--- BEGIN Entries ---

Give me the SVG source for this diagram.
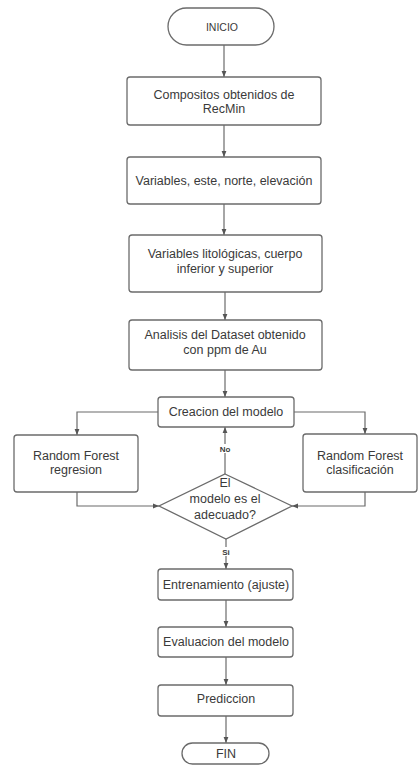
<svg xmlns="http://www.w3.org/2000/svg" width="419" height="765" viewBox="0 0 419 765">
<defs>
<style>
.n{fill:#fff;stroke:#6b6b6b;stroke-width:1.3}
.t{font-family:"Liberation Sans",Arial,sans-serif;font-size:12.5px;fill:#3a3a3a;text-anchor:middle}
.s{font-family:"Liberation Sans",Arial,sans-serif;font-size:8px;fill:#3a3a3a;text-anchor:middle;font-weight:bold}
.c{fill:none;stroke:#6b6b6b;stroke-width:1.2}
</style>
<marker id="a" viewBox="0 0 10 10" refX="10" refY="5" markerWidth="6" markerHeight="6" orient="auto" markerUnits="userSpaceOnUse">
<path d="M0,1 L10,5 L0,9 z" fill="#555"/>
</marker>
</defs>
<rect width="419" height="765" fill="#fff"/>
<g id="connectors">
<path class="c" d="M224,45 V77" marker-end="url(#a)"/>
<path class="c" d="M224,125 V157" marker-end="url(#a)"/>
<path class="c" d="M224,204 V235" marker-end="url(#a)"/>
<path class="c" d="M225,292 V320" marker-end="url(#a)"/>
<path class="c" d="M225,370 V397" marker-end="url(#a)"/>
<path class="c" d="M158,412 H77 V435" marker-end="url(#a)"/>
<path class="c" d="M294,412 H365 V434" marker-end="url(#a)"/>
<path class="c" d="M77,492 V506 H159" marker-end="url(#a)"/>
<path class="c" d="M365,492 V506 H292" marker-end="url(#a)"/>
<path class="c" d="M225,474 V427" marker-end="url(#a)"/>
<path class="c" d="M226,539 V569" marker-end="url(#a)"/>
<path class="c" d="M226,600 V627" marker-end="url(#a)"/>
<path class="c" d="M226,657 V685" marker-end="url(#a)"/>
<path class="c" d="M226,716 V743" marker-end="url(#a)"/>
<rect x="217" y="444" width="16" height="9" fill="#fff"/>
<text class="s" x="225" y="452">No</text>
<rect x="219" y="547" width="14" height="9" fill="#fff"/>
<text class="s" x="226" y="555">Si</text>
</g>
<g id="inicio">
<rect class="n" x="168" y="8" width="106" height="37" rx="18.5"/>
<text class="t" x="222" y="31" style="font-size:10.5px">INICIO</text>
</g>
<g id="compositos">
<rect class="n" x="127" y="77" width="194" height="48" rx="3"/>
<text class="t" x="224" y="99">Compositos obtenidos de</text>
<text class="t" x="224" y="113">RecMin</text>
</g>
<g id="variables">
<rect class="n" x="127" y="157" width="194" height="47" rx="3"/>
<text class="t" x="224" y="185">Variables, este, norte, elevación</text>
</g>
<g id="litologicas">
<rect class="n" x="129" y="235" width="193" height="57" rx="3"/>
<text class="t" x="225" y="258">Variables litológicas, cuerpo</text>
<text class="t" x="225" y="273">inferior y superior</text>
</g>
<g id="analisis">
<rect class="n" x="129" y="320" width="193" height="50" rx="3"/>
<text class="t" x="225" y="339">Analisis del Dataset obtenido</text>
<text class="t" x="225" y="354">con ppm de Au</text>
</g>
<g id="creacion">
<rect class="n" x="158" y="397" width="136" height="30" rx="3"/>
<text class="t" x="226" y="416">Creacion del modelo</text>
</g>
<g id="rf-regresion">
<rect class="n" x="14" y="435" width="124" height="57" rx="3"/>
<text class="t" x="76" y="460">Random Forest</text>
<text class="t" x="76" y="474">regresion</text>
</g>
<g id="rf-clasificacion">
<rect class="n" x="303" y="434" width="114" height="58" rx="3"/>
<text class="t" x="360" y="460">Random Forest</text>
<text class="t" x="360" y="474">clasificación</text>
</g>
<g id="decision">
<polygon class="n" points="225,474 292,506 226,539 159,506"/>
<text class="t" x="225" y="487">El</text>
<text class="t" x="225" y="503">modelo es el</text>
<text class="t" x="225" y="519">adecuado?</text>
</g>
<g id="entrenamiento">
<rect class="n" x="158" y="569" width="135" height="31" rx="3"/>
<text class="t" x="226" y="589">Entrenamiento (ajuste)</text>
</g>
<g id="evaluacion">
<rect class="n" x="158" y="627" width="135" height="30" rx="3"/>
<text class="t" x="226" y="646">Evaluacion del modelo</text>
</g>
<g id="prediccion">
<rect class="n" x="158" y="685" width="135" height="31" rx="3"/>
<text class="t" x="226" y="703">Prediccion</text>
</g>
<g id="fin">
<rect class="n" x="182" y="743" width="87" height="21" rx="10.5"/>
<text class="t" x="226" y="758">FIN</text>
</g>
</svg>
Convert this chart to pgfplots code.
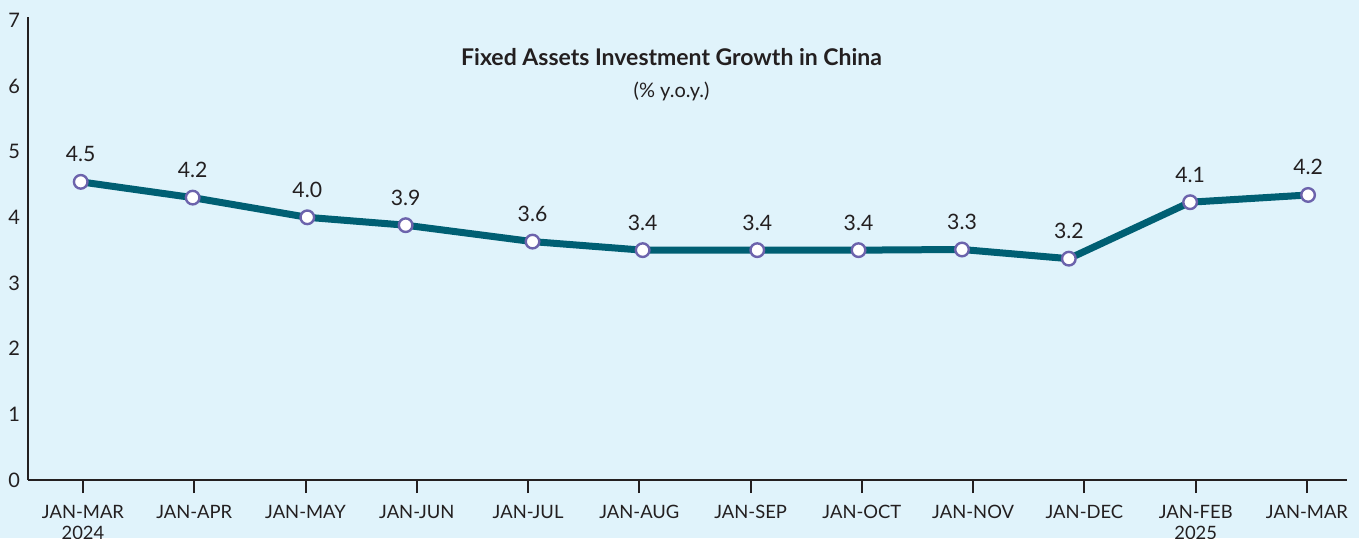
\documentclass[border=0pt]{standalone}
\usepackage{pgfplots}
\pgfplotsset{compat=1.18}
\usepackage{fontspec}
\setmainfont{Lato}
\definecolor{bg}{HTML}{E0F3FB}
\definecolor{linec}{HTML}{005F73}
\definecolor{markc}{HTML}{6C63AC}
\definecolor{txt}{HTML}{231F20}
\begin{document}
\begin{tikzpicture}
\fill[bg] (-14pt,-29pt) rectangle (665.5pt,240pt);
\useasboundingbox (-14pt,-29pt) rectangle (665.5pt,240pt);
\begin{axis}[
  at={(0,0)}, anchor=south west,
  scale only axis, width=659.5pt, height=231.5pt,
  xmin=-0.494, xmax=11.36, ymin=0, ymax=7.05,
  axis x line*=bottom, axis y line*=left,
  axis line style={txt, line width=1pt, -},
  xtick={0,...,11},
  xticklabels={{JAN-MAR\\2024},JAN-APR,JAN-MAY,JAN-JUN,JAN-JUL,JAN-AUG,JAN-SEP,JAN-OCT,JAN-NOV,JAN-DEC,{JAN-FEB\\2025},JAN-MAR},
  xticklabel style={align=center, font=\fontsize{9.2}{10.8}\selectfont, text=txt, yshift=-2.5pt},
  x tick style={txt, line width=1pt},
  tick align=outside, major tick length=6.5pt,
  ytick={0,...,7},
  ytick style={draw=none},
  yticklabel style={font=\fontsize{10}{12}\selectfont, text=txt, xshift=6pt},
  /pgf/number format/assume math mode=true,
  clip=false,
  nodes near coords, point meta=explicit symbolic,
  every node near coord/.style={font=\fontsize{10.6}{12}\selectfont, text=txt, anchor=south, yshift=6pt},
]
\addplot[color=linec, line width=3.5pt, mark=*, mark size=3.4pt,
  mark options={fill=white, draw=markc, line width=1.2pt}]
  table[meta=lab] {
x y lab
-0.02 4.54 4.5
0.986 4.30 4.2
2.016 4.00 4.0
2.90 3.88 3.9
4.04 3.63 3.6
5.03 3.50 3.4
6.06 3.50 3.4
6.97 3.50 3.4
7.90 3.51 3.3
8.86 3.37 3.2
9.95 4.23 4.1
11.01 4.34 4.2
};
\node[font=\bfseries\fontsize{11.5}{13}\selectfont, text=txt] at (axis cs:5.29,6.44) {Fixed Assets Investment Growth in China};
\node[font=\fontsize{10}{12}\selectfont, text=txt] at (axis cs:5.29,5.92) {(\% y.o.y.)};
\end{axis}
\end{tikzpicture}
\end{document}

--- END Entries ---
--- BEGIN Entries ---

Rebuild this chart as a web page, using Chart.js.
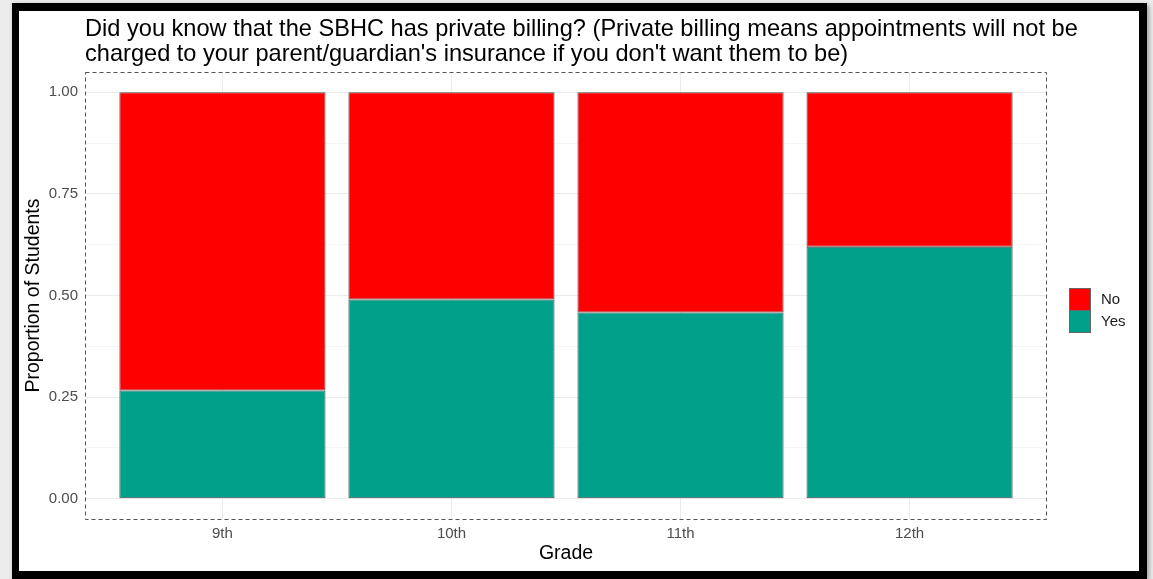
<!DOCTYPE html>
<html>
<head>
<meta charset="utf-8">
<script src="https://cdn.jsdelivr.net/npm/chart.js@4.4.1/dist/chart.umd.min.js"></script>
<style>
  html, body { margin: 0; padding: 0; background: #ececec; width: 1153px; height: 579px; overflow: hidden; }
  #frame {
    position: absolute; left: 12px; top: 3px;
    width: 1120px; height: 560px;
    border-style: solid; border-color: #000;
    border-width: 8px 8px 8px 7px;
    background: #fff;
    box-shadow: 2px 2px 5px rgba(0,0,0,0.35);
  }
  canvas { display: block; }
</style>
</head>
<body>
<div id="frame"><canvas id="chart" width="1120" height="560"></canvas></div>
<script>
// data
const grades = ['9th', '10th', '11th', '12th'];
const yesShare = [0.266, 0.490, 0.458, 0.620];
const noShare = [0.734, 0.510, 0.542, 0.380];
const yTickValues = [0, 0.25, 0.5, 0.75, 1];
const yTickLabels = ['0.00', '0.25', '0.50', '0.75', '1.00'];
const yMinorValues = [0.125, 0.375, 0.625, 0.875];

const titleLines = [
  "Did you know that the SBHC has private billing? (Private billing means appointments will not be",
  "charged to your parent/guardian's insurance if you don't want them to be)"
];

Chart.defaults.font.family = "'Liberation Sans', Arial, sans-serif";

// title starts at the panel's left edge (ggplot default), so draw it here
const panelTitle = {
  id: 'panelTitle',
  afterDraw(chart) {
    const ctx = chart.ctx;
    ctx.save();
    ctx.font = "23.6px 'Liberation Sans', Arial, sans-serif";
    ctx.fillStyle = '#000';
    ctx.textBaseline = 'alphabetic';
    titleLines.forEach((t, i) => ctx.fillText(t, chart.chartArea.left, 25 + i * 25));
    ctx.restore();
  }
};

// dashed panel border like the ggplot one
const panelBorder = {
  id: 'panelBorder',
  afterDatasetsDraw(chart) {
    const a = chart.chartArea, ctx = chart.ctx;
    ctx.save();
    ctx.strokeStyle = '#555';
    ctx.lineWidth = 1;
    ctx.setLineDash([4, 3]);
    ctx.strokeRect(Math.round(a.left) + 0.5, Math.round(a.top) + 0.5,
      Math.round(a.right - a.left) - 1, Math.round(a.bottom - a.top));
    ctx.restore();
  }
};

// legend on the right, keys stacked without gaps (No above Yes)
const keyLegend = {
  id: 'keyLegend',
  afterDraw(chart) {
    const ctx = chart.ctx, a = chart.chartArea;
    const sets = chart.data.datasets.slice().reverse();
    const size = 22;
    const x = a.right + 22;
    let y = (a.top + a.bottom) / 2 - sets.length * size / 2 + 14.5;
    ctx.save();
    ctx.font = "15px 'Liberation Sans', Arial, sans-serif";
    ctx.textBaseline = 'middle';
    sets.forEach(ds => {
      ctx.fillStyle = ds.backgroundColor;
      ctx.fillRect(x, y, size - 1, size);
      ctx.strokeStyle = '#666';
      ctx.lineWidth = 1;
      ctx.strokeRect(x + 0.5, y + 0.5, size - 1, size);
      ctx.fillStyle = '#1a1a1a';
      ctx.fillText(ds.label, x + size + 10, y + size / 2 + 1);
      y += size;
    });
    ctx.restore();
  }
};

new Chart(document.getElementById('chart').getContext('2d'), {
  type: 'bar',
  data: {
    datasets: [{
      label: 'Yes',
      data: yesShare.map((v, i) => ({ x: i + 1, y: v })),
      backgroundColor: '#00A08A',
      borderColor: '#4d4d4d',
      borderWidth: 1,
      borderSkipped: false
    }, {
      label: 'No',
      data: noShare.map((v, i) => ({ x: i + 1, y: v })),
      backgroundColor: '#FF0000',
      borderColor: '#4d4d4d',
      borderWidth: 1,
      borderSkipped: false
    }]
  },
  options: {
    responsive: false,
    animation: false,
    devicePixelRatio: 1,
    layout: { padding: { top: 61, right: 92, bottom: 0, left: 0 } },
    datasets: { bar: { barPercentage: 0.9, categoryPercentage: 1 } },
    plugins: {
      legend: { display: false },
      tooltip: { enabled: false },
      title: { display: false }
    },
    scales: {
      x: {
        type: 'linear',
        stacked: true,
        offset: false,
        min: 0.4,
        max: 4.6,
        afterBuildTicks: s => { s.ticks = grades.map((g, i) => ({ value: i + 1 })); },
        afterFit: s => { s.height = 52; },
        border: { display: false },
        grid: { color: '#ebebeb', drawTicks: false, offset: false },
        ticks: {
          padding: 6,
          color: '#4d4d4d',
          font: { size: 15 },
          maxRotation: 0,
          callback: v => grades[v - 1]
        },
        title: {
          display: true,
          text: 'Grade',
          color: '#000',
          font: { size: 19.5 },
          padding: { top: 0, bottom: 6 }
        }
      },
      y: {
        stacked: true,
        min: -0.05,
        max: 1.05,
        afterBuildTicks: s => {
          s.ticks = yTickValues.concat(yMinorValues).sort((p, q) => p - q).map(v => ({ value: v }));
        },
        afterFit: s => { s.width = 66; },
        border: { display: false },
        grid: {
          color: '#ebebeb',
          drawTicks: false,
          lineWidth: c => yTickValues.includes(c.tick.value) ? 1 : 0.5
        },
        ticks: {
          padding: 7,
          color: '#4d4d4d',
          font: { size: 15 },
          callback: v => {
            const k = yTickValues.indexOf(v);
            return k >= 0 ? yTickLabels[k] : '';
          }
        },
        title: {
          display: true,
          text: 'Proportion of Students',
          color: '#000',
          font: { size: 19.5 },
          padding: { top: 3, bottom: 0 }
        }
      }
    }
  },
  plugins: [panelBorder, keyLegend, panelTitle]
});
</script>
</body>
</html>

--- END Entries ---
--- BEGIN Entries ---

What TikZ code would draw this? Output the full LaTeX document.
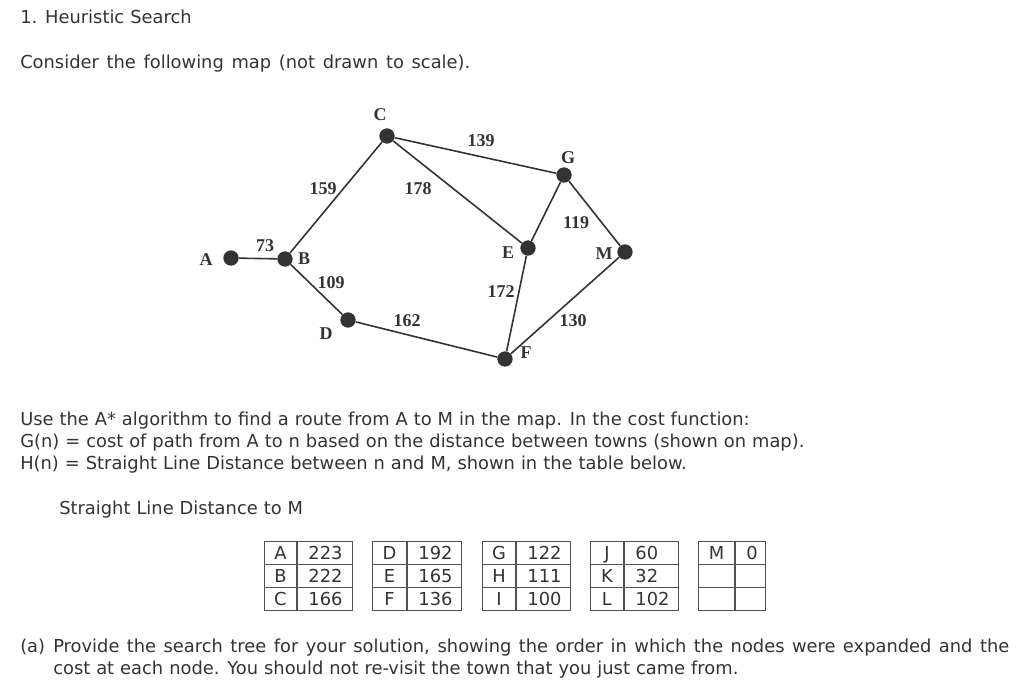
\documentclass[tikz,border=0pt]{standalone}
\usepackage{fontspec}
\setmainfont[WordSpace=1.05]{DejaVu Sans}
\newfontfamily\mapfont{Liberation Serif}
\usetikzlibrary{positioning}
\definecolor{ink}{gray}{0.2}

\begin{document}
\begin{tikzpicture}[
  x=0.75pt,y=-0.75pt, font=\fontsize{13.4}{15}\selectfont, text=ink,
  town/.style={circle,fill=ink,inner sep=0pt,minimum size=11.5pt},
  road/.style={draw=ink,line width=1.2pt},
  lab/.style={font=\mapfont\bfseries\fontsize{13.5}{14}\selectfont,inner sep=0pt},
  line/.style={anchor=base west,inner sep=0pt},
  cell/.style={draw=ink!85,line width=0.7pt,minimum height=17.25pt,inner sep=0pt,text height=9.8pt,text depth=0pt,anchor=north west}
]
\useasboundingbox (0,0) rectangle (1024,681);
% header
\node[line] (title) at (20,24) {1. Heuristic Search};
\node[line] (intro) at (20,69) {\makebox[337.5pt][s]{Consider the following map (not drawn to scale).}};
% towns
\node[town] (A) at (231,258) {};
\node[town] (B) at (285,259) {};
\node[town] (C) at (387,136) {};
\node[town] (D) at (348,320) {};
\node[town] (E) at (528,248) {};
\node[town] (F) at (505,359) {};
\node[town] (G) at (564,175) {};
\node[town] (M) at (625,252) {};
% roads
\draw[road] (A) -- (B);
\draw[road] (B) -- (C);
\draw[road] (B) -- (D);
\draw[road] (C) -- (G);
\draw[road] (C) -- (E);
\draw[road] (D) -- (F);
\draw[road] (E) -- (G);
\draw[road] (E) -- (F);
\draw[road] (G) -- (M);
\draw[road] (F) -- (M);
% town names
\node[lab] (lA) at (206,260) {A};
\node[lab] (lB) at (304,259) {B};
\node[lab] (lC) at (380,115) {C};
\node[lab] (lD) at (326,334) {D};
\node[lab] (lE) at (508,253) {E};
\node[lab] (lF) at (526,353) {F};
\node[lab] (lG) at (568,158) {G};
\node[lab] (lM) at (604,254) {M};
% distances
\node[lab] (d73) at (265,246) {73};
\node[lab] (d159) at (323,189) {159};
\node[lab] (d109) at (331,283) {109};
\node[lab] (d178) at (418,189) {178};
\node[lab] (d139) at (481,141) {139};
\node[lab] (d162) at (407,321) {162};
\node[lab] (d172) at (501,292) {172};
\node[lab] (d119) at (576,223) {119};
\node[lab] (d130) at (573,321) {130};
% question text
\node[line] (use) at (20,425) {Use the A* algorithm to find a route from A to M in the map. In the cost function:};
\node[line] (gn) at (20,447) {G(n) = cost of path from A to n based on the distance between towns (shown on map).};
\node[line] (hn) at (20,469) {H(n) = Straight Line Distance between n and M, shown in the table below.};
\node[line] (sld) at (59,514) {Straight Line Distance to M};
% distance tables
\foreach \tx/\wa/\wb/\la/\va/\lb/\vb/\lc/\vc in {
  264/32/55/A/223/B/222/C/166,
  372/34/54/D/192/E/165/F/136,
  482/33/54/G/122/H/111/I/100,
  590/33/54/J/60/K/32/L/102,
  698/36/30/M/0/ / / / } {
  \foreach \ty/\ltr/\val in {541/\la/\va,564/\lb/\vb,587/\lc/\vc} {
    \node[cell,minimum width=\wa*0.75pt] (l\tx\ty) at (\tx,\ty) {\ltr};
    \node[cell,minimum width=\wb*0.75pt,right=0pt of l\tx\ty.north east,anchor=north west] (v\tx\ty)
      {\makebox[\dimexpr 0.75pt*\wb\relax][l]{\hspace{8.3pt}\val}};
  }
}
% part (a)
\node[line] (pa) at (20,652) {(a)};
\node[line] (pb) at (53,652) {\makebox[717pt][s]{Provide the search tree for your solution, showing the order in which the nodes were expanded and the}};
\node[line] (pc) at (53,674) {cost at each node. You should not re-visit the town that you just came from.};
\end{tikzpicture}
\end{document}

--- END Entries ---

Stated task: Look through the data above. Find each line with the string "code" and copy it.

Result below:
Convert this chart to pgfplots code.
What TikZ code would draw this? Output the full LaTeX document.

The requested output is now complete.